Nana Boateng

Personal information
- Full name: Nana Osei Boateng
- Date of birth: 17 September 2002 (age 23)
- Place of birth: Lambeth, England
- Position: Forward

Team information
- Current team: Hampton & Richmond Borough (on loan from Sutton United)

Youth career
- Millwall

Senior career*
- Years: Team / Apps / (Gls)
- 2022–2024: Millwall / 0 / (0)
- 2023–2024: → Woking (loan) / 8 / (0)
- 2024: → Solihull Moors (loan) / 4 / (0)
- 2024–: Sutton United / 27 / (0)
- 2025: → Hemel Hempstead Town (loan) / 3 / (0)
- 2026–: → Hampton & Richmond Borough (loan) / 0 / (0)

= Nana Boateng (footballer, born 2002) =

English footballer (born 2002)

Nana Osei Boateng (born 17 September 2002) is an English professional footballer who plays as a forward for Hampton & Richmond Borough on loan from club Sutton United.

==Career==
===Millwall===
After progressing through Millwall's academy, Boateng's first involvement in a matchday squad for the club was on 29 December 2021 in Millwall's 1–0 win away to Coventry City, where he was an unused substitute.
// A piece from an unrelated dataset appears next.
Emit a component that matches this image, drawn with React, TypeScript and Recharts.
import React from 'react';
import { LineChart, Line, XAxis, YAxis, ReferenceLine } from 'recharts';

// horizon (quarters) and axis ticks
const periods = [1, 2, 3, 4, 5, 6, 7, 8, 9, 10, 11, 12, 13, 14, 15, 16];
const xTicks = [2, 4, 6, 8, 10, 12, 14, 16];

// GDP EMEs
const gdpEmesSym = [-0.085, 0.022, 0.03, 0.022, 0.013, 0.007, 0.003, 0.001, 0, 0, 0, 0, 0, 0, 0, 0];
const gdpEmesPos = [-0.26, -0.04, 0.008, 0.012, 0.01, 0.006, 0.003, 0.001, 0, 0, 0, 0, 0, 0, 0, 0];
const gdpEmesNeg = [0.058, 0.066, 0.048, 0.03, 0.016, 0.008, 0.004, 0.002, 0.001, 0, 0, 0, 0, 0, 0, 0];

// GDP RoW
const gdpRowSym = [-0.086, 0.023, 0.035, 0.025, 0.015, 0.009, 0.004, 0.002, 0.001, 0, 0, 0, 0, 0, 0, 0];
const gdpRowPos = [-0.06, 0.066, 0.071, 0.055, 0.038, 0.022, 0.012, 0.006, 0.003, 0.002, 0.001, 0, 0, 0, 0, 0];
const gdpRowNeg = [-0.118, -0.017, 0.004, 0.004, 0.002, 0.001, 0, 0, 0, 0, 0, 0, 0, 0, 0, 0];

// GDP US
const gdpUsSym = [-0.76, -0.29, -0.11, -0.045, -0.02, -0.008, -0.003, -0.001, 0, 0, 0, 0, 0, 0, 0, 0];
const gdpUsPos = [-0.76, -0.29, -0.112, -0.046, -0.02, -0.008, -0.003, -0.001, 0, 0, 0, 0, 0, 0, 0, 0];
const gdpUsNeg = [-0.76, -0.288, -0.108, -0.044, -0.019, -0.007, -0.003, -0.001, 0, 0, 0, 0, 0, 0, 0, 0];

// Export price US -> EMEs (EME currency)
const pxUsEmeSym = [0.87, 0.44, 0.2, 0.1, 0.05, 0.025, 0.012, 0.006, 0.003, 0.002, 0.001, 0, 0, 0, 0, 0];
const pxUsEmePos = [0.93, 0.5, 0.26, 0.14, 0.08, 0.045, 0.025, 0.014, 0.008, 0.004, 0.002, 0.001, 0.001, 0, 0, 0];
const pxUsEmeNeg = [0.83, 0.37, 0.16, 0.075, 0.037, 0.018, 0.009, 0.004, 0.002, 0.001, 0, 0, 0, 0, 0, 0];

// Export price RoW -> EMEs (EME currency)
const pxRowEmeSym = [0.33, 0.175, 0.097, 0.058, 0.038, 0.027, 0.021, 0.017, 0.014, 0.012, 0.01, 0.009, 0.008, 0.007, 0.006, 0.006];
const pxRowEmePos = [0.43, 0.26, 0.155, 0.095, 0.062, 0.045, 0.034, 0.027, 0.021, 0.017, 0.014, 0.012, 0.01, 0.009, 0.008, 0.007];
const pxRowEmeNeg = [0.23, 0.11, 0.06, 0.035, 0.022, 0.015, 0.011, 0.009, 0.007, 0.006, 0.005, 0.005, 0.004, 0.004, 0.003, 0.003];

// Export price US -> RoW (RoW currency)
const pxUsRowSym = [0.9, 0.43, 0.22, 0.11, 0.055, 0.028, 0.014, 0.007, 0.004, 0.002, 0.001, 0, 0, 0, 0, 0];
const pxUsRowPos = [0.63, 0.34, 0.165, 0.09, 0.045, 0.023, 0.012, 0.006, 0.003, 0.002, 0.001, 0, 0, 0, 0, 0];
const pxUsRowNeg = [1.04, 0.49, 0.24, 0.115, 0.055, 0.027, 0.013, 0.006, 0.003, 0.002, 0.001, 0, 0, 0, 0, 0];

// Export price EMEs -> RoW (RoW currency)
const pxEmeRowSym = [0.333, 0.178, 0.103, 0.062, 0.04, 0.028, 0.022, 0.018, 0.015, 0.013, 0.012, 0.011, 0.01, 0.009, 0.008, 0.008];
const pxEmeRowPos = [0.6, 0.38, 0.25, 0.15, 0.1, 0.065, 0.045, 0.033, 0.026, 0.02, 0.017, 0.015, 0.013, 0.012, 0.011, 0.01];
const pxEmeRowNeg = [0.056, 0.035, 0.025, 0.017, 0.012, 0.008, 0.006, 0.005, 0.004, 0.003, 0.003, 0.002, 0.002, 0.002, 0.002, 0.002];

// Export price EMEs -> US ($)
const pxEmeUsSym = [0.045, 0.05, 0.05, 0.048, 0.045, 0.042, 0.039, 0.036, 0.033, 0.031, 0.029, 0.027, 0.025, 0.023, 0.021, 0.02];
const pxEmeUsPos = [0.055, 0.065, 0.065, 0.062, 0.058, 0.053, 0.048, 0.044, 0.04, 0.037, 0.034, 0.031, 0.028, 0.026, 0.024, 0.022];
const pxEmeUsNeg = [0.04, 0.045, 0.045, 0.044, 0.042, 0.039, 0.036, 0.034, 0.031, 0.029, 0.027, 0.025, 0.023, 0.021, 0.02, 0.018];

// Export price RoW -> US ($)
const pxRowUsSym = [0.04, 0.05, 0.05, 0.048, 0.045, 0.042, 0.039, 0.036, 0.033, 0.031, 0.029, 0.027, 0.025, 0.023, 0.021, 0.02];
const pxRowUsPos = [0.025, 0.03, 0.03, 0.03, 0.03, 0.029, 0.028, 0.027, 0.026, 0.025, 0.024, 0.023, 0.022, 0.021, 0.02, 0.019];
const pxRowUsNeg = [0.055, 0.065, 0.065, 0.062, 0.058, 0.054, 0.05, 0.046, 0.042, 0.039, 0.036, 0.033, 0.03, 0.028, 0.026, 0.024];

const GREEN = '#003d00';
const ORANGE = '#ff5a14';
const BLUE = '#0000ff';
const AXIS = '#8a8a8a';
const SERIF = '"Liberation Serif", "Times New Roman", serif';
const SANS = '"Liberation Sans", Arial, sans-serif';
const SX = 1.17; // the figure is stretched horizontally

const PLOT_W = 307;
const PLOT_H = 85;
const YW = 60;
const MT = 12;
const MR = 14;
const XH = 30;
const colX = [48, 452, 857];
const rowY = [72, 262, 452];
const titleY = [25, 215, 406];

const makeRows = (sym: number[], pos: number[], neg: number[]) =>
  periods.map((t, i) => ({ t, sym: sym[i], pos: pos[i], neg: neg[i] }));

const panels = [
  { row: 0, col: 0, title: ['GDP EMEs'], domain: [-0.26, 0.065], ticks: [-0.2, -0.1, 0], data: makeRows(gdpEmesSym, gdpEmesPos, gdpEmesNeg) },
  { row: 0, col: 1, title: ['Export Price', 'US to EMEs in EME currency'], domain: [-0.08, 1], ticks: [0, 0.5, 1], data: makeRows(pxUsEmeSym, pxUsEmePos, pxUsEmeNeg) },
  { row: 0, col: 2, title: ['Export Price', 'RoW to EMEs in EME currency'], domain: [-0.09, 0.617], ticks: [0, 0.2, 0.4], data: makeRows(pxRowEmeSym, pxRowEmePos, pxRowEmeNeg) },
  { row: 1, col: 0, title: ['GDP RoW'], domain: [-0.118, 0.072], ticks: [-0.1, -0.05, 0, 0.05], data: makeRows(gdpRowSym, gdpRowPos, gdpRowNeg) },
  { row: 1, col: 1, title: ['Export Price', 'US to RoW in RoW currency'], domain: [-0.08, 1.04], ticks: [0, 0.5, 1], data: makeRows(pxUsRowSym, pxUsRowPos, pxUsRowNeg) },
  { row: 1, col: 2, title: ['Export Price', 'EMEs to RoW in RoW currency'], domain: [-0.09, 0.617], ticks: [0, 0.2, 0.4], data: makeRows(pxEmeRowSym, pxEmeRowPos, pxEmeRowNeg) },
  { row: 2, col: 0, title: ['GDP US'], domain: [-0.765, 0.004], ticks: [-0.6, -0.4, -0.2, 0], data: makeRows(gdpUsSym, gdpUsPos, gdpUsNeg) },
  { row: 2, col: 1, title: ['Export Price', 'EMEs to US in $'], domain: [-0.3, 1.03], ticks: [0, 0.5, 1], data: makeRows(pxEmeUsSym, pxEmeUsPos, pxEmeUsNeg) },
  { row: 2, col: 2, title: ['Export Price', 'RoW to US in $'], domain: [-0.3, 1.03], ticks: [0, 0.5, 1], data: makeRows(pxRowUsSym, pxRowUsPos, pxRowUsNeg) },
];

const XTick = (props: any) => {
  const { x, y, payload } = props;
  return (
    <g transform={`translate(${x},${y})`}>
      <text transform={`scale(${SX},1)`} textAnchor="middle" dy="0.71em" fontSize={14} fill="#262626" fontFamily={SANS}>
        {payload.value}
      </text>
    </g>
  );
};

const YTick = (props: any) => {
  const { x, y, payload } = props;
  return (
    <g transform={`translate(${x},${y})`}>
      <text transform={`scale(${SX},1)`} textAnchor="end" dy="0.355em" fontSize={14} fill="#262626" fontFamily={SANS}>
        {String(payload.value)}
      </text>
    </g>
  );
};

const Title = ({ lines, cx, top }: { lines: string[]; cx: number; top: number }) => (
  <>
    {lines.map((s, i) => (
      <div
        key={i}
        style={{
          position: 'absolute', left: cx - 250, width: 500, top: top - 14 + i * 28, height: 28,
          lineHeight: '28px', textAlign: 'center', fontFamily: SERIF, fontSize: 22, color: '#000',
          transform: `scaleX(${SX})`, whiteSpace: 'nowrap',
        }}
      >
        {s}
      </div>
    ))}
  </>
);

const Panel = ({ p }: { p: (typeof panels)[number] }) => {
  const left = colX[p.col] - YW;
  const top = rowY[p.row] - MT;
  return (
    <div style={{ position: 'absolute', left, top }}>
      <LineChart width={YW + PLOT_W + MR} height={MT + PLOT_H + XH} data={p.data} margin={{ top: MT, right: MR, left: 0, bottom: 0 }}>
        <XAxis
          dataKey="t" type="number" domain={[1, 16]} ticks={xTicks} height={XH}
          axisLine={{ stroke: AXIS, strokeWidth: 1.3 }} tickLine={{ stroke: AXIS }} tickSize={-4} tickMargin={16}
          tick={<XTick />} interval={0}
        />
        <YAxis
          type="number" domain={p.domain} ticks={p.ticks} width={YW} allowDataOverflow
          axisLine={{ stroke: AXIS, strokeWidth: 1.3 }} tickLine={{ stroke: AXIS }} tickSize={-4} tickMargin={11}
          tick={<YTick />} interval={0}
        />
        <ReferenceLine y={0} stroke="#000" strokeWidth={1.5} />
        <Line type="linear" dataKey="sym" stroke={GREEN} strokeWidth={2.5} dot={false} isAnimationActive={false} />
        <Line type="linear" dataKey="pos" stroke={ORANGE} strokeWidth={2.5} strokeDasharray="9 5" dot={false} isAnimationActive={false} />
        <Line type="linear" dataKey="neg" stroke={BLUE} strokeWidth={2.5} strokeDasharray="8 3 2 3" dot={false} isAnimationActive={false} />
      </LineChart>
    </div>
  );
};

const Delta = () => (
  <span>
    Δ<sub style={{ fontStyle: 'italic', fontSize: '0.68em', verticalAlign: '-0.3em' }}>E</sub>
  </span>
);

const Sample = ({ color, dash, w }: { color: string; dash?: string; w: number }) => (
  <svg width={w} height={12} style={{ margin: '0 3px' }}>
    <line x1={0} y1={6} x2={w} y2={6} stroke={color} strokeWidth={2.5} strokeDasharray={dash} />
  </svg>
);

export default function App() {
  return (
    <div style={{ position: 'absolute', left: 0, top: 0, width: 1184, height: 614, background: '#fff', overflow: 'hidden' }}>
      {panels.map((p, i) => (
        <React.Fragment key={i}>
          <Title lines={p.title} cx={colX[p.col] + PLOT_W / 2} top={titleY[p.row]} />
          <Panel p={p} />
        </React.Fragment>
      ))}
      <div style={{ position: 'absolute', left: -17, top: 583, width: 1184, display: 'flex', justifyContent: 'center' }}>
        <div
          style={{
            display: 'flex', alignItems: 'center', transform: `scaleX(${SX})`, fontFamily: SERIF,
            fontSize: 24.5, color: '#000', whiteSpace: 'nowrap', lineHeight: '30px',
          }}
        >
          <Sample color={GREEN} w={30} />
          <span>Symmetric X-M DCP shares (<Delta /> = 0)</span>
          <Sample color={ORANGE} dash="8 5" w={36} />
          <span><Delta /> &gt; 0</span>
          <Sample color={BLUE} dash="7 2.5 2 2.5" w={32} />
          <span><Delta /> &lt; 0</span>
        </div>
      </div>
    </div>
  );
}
On 8 January 2022, Boateng made his debut for Millwall, coming on as an 81st-minute substitute in a 2–1 FA Cup loss against rivals Crystal Palace.
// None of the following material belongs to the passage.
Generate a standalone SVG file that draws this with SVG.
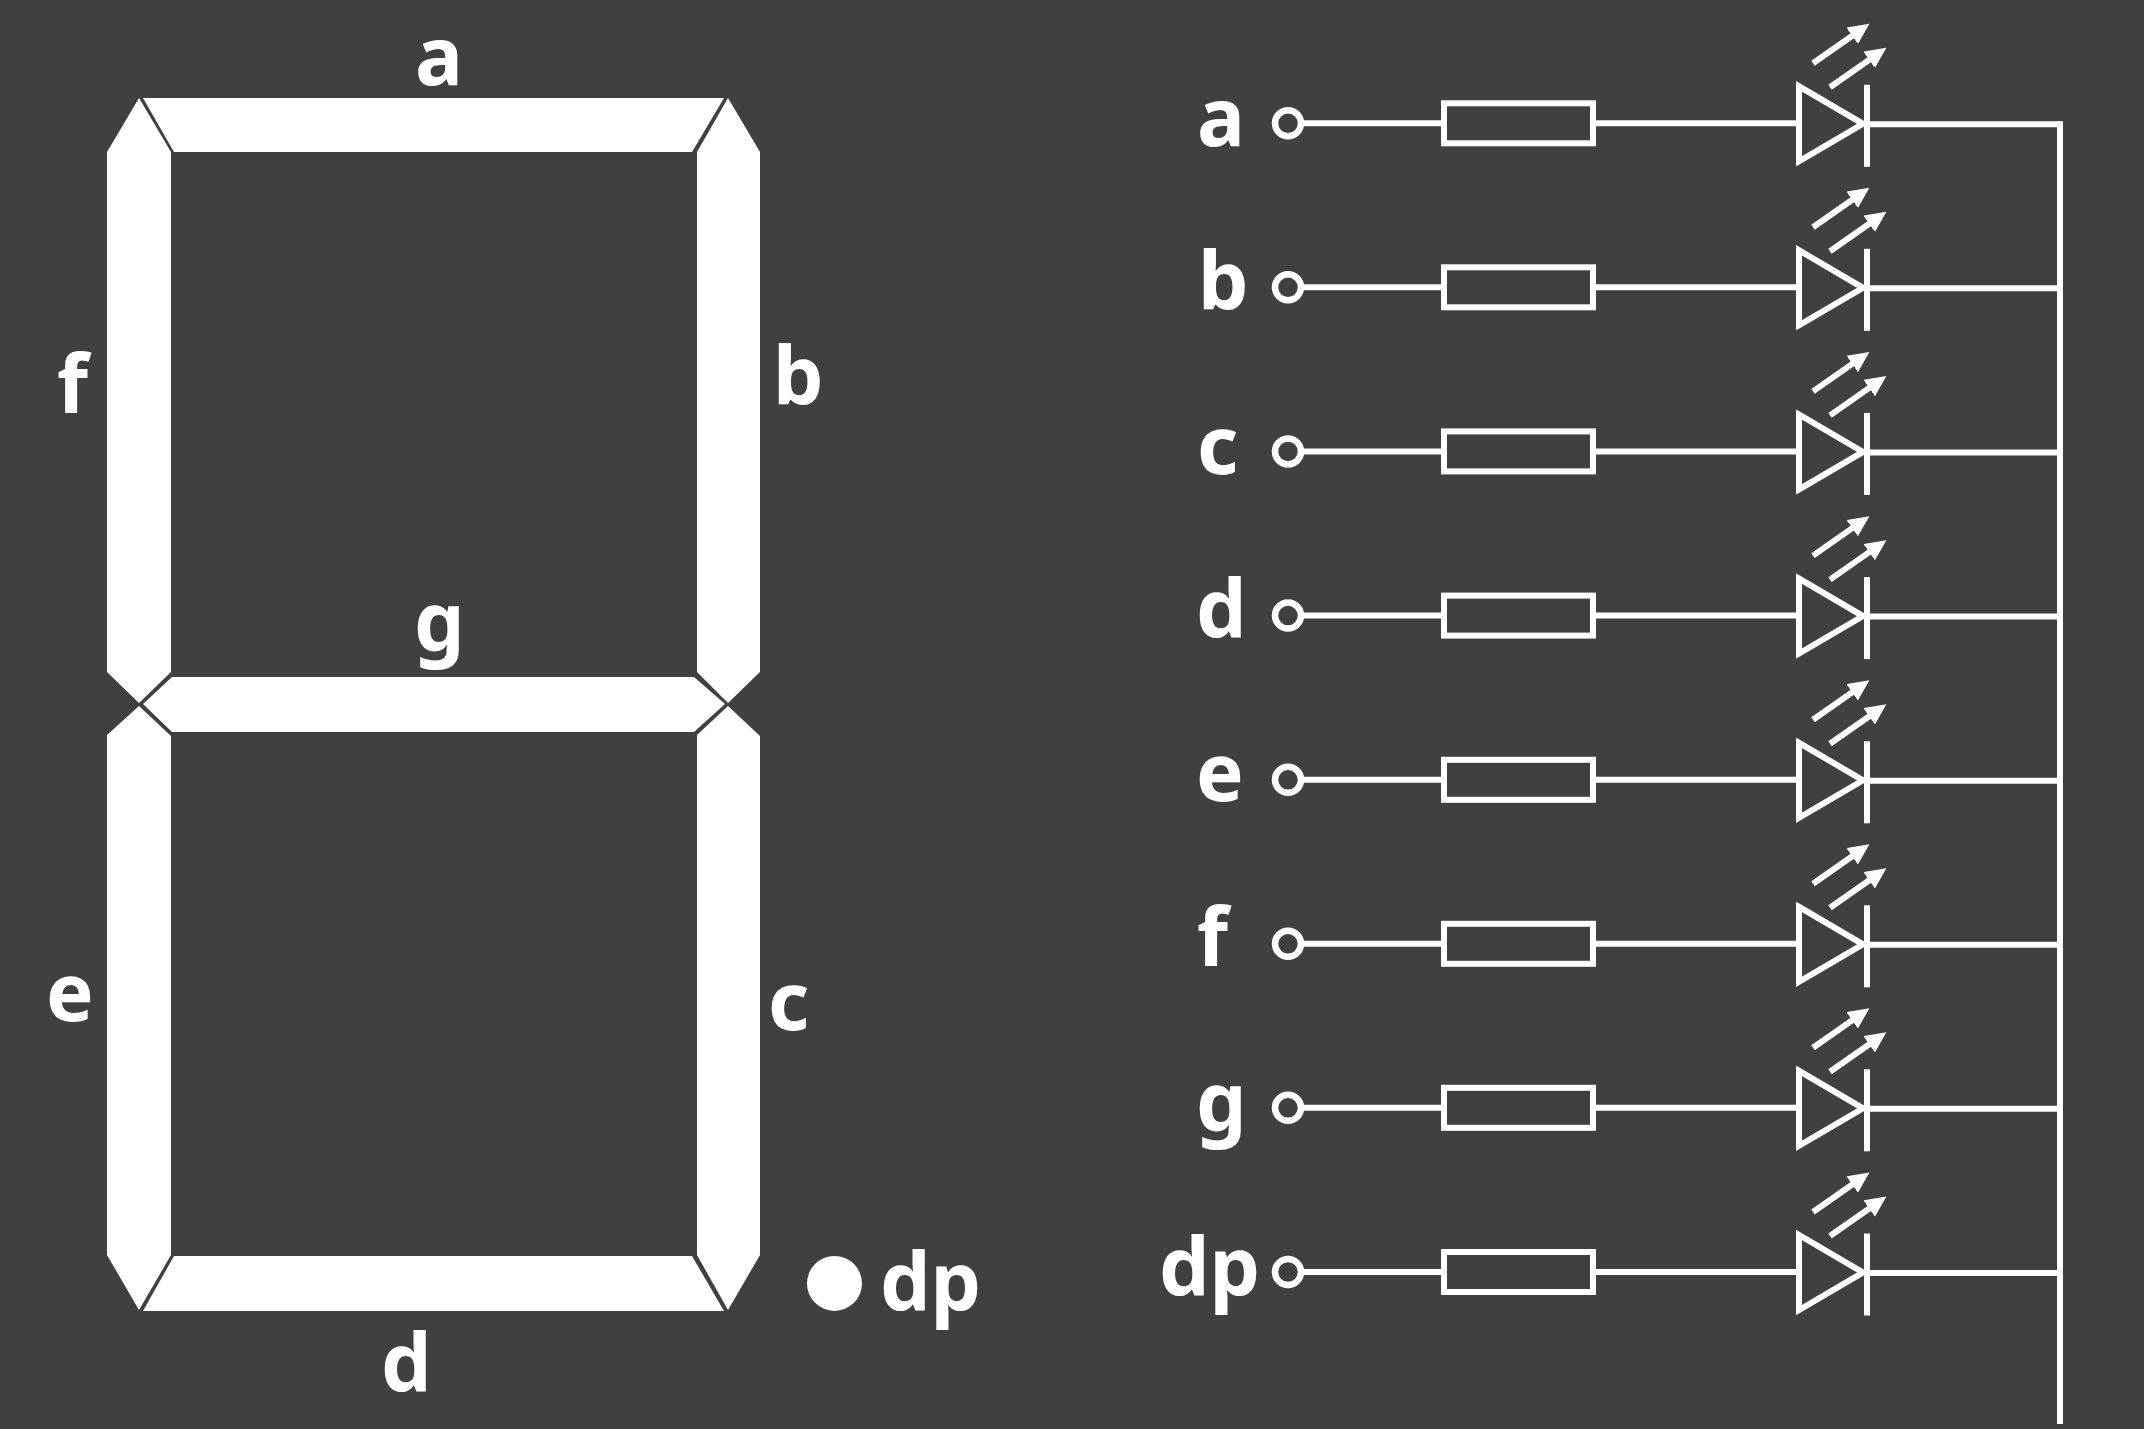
<svg xmlns="http://www.w3.org/2000/svg" width="2144" height="1429" viewBox="0 0 2144 1429">
<style>
.seg{fill:#fff}
.t{fill:#fff;font-family:"Noto Sans","Open Sans",sans-serif;font-weight:700;font-size:80px}
.w{stroke:#fff;stroke-width:6;fill:none}
.sym{stroke:#fff;stroke-width:6;fill:none}
.term{stroke:#fff;stroke-width:6.5;fill:none}
.ray{stroke:#fff;stroke-width:6;fill:none;marker-end:url(#head)}
</style>
<defs>
<marker id="head" markerUnits="userSpaceOnUse" markerWidth="22" markerHeight="22" refX="1" refY="10" orient="auto"><path d="M0 0L21 10L0 20Z" fill="#fff"/></marker>
<g id="led">
<circle class="term" cx="1288" cy="0" r="13"/>
<rect class="sym" x="1444" y="-20" width="149" height="40"/>
<polygon class="sym" points="1799,-37 1799,38 1863,0.5"/>
<line class="sym" x1="1867" y1="-38.5" x2="1867" y2="43.5"/>
<line class="ray" x1="1813" y1="-60" x2="1853" y2="-88"/>
<line class="ray" x1="1830" y1="-36" x2="1870" y2="-64"/>
</g>
<g id="wire">
<path class="w" d="M1301 0H1444M1593 0H1799M1867 1H2060"/>
</g>
</defs>
<rect width="2144" height="1429" fill="#404040"/>
<g id="segment-a"><polygon class="seg" points="143,98 724,98 692,152 174,152"/><text class="t" x="415" y="85">a</text></g>
<g id="segment-b"><polygon class="seg" points="728,98 760,152 760,672 728,703 697,672 697,152"/><text class="t" x="773" y="405">b</text></g>
<g id="segment-c"><polygon class="seg" points="728,706 760,736 760,1255 728,1310 697,1255 697,735"/><text class="t" x="768" y="1030">c</text></g>
<g id="segment-d"><polygon class="seg" points="174,1256 692,1256 724,1311 143,1311"/><text class="t" x="381" y="1392">d</text></g>
<g id="segment-e"><polygon class="seg" points="139,706 171,736 171,1255 139,1310 107,1255 107,735"/><text class="t" x="46" y="1021">e</text></g>
<g id="segment-f"><polygon class="seg" points="139,98 171,152 171,672 139,703 107,672 107,152"/><text class="t" x="57" y="413">f</text></g>
<g id="segment-g"><polygon class="seg" points="143,704 172,677 694,677 725,704 694,732 172,732"/><text class="t" x="414" y="651">g</text></g>
<g id="segment-dp"><circle class="seg" cx="834.5" cy="1283.4" r="27.5"/><text class="t" x="880" y="1311">dp</text></g>
<g id="connectors">
<path class="w" d="M2060 1424V121.3"/>
<use href="#wire" y="123.3"/>
<use href="#wire" y="287.3"/>
<use href="#wire" y="451.4"/>
<use href="#wire" y="615.6"/>
<use href="#wire" y="779.8"/>
<use href="#wire" y="943.8"/>
<use href="#wire" y="1107.8"/>
<use href="#wire" y="1272"/>
</g>
<g id="led-a"><use href="#led" y="123.3"/><text class="t" x="1197" y="146">a</text></g>
<g id="led-b"><use href="#led" y="287.3"/><text class="t" x="1198" y="310">b</text></g>
<g id="led-c"><use href="#led" y="451.4"/><text class="t" x="1197" y="474">c</text></g>
<g id="led-d"><use href="#led" y="615.6"/><text class="t" x="1196" y="638">d</text></g>
<g id="led-e"><use href="#led" y="779.8"/><text class="t" x="1196" y="801">e</text></g>
<g id="led-f"><use href="#led" y="943.8"/><text class="t" x="1197" y="966">f</text></g>
<g id="led-g"><use href="#led" y="1107.8"/><text class="t" x="1196" y="1131">g</text></g>
<g id="led-dp"><use href="#led" y="1272"/><text class="t" x="1159" y="1296">dp</text></g>
</svg>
On 24 July 2023, Boateng joined National League side, Woking on loan until January 2024.

On 28 March 2024, he returned to the National League, to join promotion hopefuls, Solihull Moors on loan for the remainder of the campaign.

In May 2024, Millwall confirmed that Boateng would be departing the club upon the expiration of his contract.

===Sutton United===
On 10 June 2024, Boateng agreed to join National League side Sutton United on a two-year deal.

In November 2025, he joined National League South side Hemel Hempstead Town on loan. In January 2026, he joined Hampton & Richmond Borough on loan for the remainder of the season.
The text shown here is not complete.